**What you have to do**
Present each line of the entries below that holds the word "this".

##### Given data #####

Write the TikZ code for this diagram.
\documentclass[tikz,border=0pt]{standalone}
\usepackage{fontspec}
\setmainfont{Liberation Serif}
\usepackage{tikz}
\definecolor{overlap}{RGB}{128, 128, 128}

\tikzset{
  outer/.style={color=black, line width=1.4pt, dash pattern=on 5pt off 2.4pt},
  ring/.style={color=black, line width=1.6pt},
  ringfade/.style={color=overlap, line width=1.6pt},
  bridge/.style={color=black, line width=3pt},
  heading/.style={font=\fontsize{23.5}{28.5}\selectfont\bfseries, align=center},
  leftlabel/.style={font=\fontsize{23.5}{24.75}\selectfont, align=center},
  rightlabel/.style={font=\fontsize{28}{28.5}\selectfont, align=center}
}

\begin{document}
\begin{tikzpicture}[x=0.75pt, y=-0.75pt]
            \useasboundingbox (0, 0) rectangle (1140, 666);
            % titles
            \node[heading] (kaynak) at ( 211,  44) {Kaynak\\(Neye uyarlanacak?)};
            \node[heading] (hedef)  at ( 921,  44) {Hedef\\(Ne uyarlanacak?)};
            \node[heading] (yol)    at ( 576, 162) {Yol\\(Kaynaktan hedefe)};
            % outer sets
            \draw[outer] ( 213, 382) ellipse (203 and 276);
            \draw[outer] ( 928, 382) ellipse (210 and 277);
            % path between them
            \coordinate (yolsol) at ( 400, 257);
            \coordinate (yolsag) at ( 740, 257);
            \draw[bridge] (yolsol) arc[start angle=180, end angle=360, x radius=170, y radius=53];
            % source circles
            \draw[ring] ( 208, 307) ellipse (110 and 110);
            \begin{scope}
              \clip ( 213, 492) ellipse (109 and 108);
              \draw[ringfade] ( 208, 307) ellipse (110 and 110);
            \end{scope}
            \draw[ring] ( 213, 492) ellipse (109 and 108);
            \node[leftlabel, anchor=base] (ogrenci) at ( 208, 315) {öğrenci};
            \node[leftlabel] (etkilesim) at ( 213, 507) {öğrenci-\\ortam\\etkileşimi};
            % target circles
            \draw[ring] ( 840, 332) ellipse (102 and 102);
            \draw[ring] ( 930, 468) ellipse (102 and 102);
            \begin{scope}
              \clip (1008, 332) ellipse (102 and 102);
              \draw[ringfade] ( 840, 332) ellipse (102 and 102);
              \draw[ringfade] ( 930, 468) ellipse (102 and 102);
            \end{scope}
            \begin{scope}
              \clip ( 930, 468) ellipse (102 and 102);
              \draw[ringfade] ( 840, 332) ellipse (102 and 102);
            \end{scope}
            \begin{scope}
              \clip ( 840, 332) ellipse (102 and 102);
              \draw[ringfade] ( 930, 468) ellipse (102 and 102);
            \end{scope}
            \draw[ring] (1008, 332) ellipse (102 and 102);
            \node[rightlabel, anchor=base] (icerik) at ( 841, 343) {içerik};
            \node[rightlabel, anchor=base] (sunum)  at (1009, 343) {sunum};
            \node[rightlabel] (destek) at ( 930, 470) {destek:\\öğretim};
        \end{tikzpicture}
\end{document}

#####
##### Given data #####

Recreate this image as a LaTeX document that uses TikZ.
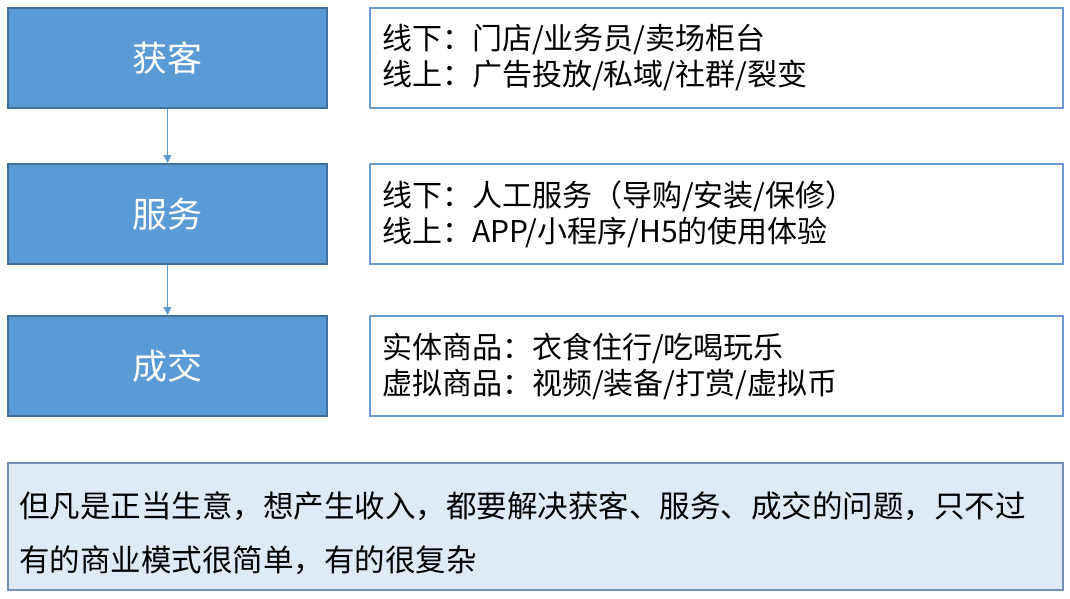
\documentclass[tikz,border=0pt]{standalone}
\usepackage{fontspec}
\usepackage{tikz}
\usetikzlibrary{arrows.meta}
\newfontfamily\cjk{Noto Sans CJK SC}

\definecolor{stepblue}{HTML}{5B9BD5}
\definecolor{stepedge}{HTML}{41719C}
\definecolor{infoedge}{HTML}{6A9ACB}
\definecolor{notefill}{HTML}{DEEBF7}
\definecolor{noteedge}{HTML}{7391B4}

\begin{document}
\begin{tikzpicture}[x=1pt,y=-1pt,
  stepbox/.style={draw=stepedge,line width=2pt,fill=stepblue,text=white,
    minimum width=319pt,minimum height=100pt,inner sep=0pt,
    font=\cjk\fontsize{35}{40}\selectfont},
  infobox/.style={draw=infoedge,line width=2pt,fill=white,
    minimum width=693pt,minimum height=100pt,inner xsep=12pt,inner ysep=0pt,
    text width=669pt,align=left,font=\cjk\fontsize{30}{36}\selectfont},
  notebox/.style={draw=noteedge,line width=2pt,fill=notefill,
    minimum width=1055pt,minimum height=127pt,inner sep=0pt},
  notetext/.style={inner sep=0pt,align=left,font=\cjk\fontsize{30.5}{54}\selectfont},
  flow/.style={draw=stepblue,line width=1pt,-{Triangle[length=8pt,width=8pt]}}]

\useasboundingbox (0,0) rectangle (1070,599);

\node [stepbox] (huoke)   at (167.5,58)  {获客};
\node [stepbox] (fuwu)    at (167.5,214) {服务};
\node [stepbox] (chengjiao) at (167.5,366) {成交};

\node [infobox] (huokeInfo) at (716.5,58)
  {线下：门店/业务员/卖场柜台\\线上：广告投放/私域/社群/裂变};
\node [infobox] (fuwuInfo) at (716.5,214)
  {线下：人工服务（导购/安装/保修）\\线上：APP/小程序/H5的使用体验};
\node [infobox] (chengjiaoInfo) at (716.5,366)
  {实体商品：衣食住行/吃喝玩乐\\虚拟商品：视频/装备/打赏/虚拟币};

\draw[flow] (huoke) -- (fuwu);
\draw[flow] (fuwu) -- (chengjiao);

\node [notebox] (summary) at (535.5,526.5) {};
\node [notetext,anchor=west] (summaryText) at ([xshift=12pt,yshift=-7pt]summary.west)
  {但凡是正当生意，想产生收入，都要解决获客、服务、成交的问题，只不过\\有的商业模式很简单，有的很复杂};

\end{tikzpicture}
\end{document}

#####

**Correct result**
Write the TikZ code for this diagram.
Recreate this image as a LaTeX document that uses TikZ.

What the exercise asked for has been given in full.